Çinli bilim insanları tarafından 50 yıl boyunca yürütülen araştırmada, 14 ila 68 yaş arasındaki 76 organ bağışçısından alınan toplam 516 doku örneği incelendi. Bulgular, 30 yaş civarında vücutta belirgin biyolojik değişimlerin başladığını, ancak bu değişimlerin özellikle 50 yaşından itibaren keskin bir artış gösterdiğini ortaya koydu.
Araştırma, özellikle böbreküstü bezlerinde ve kalbin ana atardamarı olan aortta erken yaşlanma belirtilerine dikkat çekiyor. Vücudun işleyişinde kritik rol oynayan hormonları salgılayan böbreküstü bezlerinde, 30’lu yaşlardan itibaren protein seviyelerinde değişiklikler görülmeye başlanıyor.

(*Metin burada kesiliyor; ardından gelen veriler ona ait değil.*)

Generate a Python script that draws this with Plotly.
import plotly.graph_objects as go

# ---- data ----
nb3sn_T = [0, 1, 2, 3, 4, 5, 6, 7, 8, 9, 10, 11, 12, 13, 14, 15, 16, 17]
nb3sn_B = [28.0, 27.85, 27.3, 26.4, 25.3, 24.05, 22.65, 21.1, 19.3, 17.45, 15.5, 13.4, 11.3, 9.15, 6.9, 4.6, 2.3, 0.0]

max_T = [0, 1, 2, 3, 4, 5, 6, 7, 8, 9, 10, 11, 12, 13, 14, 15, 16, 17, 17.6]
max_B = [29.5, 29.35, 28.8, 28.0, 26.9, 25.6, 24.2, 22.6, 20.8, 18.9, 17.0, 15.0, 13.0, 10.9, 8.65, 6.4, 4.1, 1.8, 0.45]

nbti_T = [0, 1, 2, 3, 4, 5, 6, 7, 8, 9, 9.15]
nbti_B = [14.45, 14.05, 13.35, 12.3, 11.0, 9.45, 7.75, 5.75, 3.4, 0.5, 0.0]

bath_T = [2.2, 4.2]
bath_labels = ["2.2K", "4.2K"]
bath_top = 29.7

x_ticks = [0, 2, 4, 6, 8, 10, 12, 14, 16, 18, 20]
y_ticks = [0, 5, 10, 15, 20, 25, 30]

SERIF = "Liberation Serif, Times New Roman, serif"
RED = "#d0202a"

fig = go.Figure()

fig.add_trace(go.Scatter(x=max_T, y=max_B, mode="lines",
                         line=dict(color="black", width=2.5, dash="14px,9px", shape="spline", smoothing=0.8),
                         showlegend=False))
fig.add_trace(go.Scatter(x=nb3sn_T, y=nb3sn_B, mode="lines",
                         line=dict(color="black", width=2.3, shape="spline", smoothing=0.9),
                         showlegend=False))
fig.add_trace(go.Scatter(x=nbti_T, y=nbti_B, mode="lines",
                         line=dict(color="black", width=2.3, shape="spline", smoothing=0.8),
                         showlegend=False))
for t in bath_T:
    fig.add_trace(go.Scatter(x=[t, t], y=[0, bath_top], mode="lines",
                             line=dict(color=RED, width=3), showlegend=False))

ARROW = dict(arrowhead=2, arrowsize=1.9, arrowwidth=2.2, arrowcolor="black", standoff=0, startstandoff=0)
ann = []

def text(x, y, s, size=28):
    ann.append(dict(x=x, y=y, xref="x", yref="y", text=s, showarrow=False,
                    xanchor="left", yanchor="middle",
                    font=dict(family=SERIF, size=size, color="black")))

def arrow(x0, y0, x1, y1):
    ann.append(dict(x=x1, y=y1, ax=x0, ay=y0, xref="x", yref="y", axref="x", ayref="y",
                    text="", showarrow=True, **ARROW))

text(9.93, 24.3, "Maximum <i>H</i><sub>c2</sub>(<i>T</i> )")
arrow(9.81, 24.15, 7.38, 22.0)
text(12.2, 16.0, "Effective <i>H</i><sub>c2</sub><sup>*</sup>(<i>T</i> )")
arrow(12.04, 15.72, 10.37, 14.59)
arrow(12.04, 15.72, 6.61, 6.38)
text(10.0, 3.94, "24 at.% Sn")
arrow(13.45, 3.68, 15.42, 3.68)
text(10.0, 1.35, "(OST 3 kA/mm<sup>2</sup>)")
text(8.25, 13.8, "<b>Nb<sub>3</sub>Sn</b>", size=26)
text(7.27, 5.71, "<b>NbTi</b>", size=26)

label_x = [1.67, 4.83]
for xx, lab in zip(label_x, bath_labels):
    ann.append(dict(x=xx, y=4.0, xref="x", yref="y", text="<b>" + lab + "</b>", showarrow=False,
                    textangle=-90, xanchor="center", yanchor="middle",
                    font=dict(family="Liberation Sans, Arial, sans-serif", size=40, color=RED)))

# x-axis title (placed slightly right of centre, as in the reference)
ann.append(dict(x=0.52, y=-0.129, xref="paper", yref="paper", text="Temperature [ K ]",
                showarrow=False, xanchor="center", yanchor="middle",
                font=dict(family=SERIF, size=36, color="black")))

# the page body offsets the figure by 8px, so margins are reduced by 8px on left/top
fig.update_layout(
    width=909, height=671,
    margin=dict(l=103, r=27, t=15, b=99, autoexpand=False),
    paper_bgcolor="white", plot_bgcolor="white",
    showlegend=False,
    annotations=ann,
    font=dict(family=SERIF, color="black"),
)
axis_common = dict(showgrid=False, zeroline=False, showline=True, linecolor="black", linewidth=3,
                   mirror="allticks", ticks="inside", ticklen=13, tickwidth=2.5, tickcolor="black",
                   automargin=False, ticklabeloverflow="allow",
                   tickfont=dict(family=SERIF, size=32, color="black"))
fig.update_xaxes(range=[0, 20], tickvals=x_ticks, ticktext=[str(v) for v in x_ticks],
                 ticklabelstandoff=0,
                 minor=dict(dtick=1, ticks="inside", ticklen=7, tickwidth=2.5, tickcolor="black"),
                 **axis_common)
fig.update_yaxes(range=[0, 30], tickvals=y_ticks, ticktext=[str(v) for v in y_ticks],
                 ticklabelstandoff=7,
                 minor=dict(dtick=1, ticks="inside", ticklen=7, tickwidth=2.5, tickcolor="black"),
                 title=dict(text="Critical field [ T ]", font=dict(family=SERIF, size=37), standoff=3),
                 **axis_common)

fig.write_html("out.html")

En büyük yaşlanma etkisi ise aortta gözlemlendi. Araştırmacılar, kan damarlarının yaşlanmanın erken evrelerine karşı daha savunmasız olduğunu kaydederken, ‘GAS6’ adlı bir proteinin organlardaki artışının bu durumu tetikleyebileceğini söylüyor. Bu proteinin, hücre büyümesi ve hayatta kalma süreçlerinde rol oynadığı ve yaşlanmayı hızlandırabileceği düşünülüyor.
Çalışmayı yürüten bilim insanları, bu bulguların ileri yaşlardaki bireylerin sağlık durumlarını iyileştirmeye yönelik stratejiler geliştirilmesine katkı sağlayabileceğini bildirdi.
Araştırma kapsamında sigara, alkol, işlenmiş et tüketimi, yetersiz uyku ve sosyoekonomik dezavantajlı bölgelerde yaşamanın organ yaşlanmasını hızlandırdığı da ifade edildi.